TASK BRIEF: Transcribe every line from the top down to the line with "[1.78], [1.72, 1.60]];", both ends included, but not the pictures.

MATERIAL PROVIDED:
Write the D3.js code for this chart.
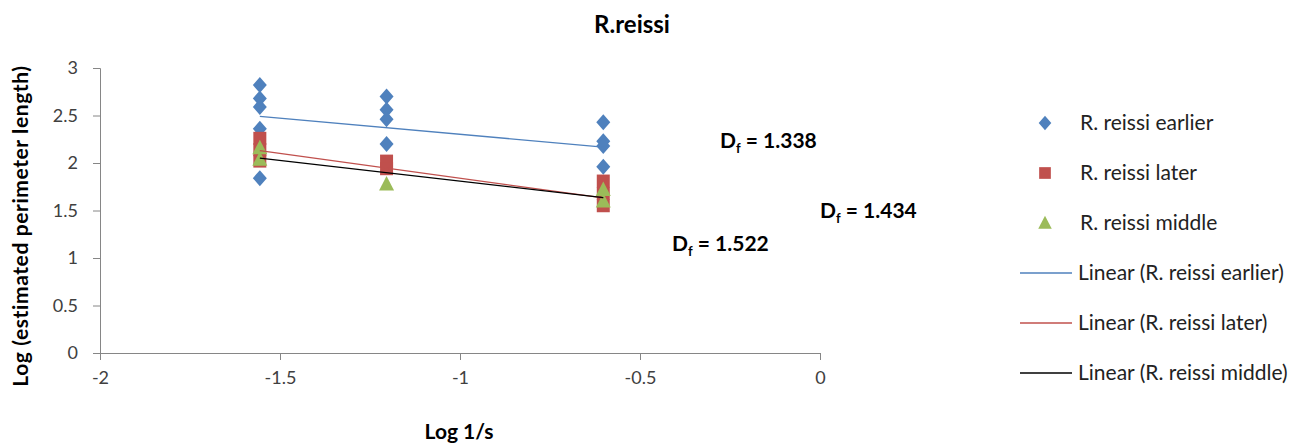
<!DOCTYPE html>
<html>
<head>
<meta charset="utf-8">
<title>R.reissi</title>
<script src="https://cdn.jsdelivr.net/npm/d3@7"></script>
<style>
  body { margin: 0; background: #fff; }
  text { font-family: Lato, "Open Sans", sans-serif; }
</style>
</head>
<body>
<svg width="1315" height="443"></svg>
<script>
// log 1/s for the three box sizes
var xVals = [-1.556, -1.204, -0.602];

// log(estimated perimeter length), one list per box size
var earlier = [[2.82, 2.68, 2.59, 2.36, 1.84], [2.70, 2.56, 2.46, 2.20], [2.43, 2.23, 2.18, 1.96]];
var later   = [[2.26, 2.14, 2.02], [2.02, 1.94], [1.81, 1.68, 1.55]];
var middle  = [[2.16, 2.04], [1.78], [1.72, 1.60]];

// linear trendlines (y = a + b*x), Df = 1 - b
var trendNames = ["earlier", "later", "middle"];
var trendIntercept = [1.964, 1.318, 1.375];
var trendSlope = [-0.338, -0.522, -0.434];
var dfLabels = ["1.338", "1.522", "1.434"];

var xTicks = [-2, -1.5, -1, -0.5, 0];
var yTicks = [0, 0.5, 1, 1.5, 2, 2.5, 3];

var legendLabels = ["R. reissi earlier", "R. reissi later", "R. reissi middle",
  "Linear (R. reissi earlier)", "Linear (R. reissi later)", "Linear (R. reissi middle)"];

var color = { earlier: "#4f81bd", later: "#c0504d", middle: "#9bbb59" };
var lineColor = { earlier: "#4f81bd", later: "#c0504d", middle: "#000000" };

var svg = d3.select("svg");
var x = d3.scaleLinear().domain([-2, 0]).range([100, 820]);
var y = d3.scaleLinear().domain([0, 3]).range([353, 68]);

// axes
var fmt = function(d) { return String(d); };
var xAxis = svg.append("g").attr("transform", "translate(0," + y(0) + ")")
  .call(d3.axisBottom(x).tickValues(xTicks).tickSize(7).tickFormat(fmt));
var yAxis = svg.append("g").attr("transform", "translate(" + x(-2) + ",0)")
  .call(d3.axisLeft(y).tickValues(yTicks).tickSize(7).tickFormat(fmt));
[xAxis, yAxis].forEach(function(a) {
  a.select(".domain").attr("stroke", "#868686");
  a.selectAll(".tick line").attr("stroke", "#868686");
  a.selectAll(".tick text").style("font-size", "18px").attr("fill", "#404040")
    .style("font-family", "Lato, sans-serif");
});
xAxis.selectAll(".tick text").attr("y", 18).attr("dy", "0.71em");
yAxis.selectAll(".tick text").attr("x", -22);

function flatten(groups) {
  var out = [];
  groups.forEach(function(g, i) { g.forEach(function(v) { out.push({ x: xVals[i], y: v }); }); });
  return out;
}

var diamond = "M0,-8L7,0L0,8L-7,0Z";
var square = "M-6.5,-6.5H6.5V6.5H-6.5Z";
var triangle = "M0,-8L7.5,6.5H-7.5Z";

function drawPoints(data, shape, fill) {
  svg.append("g").selectAll("path").data(flatten(data)).enter().append("path")
    .attr("d", shape)
    .attr("transform", function(d) { return "translate(" + x(d.x) + "," + y(d.y) + ")"; })
    .attr("fill", fill);
}
drawPoints(earlier, diamond, color.earlier);
drawPoints(later, square, color.later);
drawPoints(middle, triangle, color.middle);

// trendlines over the markers
var xr = d3.extent(xVals);
trendNames.forEach(function(n, i) {
  svg.append("line")
    .attr("x1", x(xr[0])).attr("y1", y(trendIntercept[i] + trendSlope[i] * xr[0]))
    .attr("x2", x(xr[1])).attr("y2", y(trendIntercept[i] + trendSlope[i] * xr[1]))
    .attr("stroke", lineColor[n]).attr("stroke-width", 1.3);
});

// title and axis titles
svg.append("text").attr("x", 632).attr("y", 33).attr("text-anchor", "middle")
  .style("font-size", "24px").style("font-weight", "bold").text("R.reissi");
svg.append("text").attr("x", 459).attr("y", 439).attr("text-anchor", "middle")
  .style("font-size", "21px").style("font-weight", "bold").text("Log 1/s");
svg.append("text").attr("transform", "translate(28,226) rotate(-90)").attr("text-anchor", "middle")
  .style("font-size", "21px").style("font-weight", "bold").attr("letter-spacing", "0.6px")
  .text("Log (estimated perimeter length)");

// Df labels
var dfPos = [[720, 148], [672, 251], [820, 218]];
dfLabels.forEach(function(v, i) {
  var t = svg.append("text").attr("x", dfPos[i][0]).attr("y", dfPos[i][1])
    .style("font-size", "21px").style("font-weight", "bold");
  t.append("tspan").text("D");
  t.append("tspan").attr("dy", 5).style("font-size", "13px").text("f");
  t.append("tspan").attr("dy", -5).text(" = " + v);
});

// legend
var lg = svg.append("g");
var shapes = [diamond, square, triangle];
var fills = [color.earlier, color.later, color.middle];
legendLabels.forEach(function(l, i) {
  var ly = 123 + i * 50;
  if (i < 3) {
    lg.append("path").attr("d", shapes[i]).attr("fill", fills[i])
      .attr("transform", "translate(1045," + ly + ") scale(0.9)");
  } else {
    lg.append("line").attr("x1", 1020).attr("x2", 1072).attr("y1", ly).attr("y2", ly)
      .attr("stroke", lineColor[trendNames[i - 3]]).attr("stroke-width", 1.3);
  }
  lg.append("text").attr("x", i < 3 ? 1080 : 1078).attr("y", ly).attr("dy", "0.35em")
    .style("font-size", "21px").attr("fill", "#222").text(l);
});
</script>
</body>
</html>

COMPLETE ANSWER:
Write the D3.js code for this chart.
<!DOCTYPE html>
<html>
<head>
<meta charset="utf-8">
<title>R.reissi</title>
<script src="https://cdn.jsdelivr.net/npm/d3@7"></script>
<style>
  body { margin: 0; background: #fff; }
  text { font-family: Lato, "Open Sans", sans-serif; }
</style>
</head>
<body>
<svg width="1315" height="443"></svg>
<script>
// log 1/s for the three box sizes
var xVals = [-1.556, -1.204, -0.602];

// log(estimated perimeter length), one list per box size
var earlier = [[2.82, 2.68, 2.59, 2.36, 1.84], [2.70, 2.56, 2.46, 2.20], [2.43, 2.23, 2.18, 1.96]];
var later   = [[2.26, 2.14, 2.02], [2.02, 1.94], [1.81, 1.68, 1.55]];
var middle  = [[2.16, 2.04], [1.78], [1.72, 1.60]];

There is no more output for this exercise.